But that's crap compared to your one Deneris


----------



## Inquisitor Varrius (Jul 3, 2008)

We used a bowl with a cardboard barrel for an orbital cannon once...


----------



## Galahad (Dec 21, 2006)

fought a guy with an IG infantry army...represented by gumi bears and M&Ms and the like, resting on bases. (It was 3rd or 4th, so TLOS wasn't much in use and he ahd a stand in model for shooting anyhow)

He had a simple chart explaining what was what...gummi bears were mostly just plain guardsmen with other candies representing special weapons and heavies and the like.

It was fun, and as payment for putting up with the unusual nature of the army, he let you eat your kills. It was awesome.


----------



## Winterous (Mar 30, 2009)

Galahad said:


> It was fun, and as payment for putting up with the unusual nature of the army, he let you eat your kills. It was awesome.


O_O
Holy crap, that's awesome!
We used to play poker with chocolate coins, I am so gonna do something like that one day!
Get stuff for capturing completely irrelevant or tightly-contested objectives!


----------



## Deneris (Jul 23, 2008)

Another one I remembered over breakfast: Our Necron player didn't have a Monolith, so he took a Predator in Black Legion colors and put a sign on the front that said "Hello, I'm a Monolith". I felt so sorry for the guy I scratch-built a monolith for him from foam and plasticard the next week... :laugh:


----------



## Winterous (Mar 30, 2009)

Deneris said:


> Another one I remembered over breakfast: Our Necron player didn't have a Monolith, so he took a Predator in Black Legion colors and put a sign on the front that said "Hello, I'm a Monolith". I felt so sorry for the guy I scratch-built a monolith for him from foam and plasticard the next week... :laugh:


That's awesome!
I used to use an old 2nd ed predator and whirlwind to represent Hive tyrants and Carnifexes.
*ahem*

And your one reminds me, my friend put little signs on his monolith saying "Over sized, do not overtake turning vehicle"
I lul'd.


----------



## Deneris (Jul 23, 2008)

Winterous said:


> O_O
> Holy crap, that's awesome!
> We used to play poker with chocolate coins, I am so gonna do something like that one day!
> Get stuff for capturing completely irrelevant or tightly-contested objectives!


My group actually tend to do that around holidays (Easter/Xmas/Halloween). We scatter candies on the battlefield, and each unit can grab/claim them. Kill a unit, and you can claim their candy. End of the game the winner is the one with the most "objectives", yet everyone usually ends up with something.

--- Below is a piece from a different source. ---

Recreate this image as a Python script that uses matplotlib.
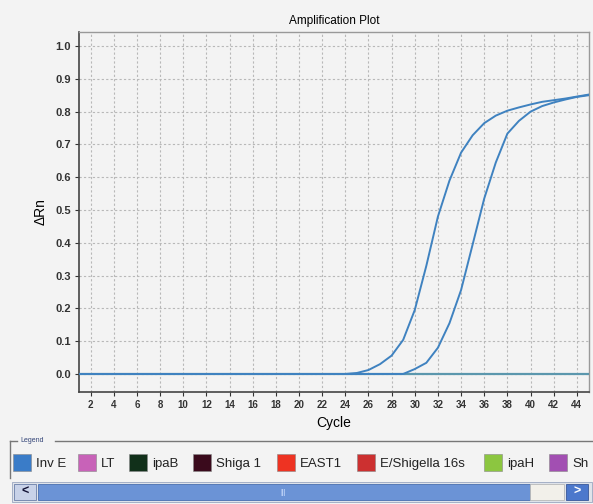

Another thing we tried was candy for kill points or for breaking enemy units in battle/ wiping out/ destroying units in shooting. Needless to say, the Nids and IG are preferred enemies in such games... :laugh:


----------



## Winterous (Mar 30, 2009)

Deneris said:


> My group actually tend to do that around holidays (Easter/Xmas/Halloween). We scatter candies on the battlefield, and each unit can grab/claim them. Kill a unit, and you can claim their candy. End of the game the winner is the one with the most "objectives", yet everyone usually ends up with something.
> 
> Another thing we tried was candy for kill points or for breaking enemy units in battle/ wiping out/ destroying units in shooting. Needless to say, the Nids and IG are preferred enemies in such games... :laugh:


That's why just objectives would be better, so there's no Bias :3

Although, I've found Tyranids are at an extreme advantage in Capture and Control missions, because you just CAN'T advance on them, they're in your face turn 1!
I guess the only real way to overthrow that would be to drop pod in some units and start blasting away in your little stronghold.


----------



## Tau22 (Apr 27, 2009)

It wasn§t really a proxy model... but Hello Kitty Dread.
You ALL know what I'm talking about.

I'd give ya something original, but I don't play TT, sorry.


----------



## Dafistofmork (Jan 9, 2009)

i once used night goblins as grots, and pissed of the manager at my store.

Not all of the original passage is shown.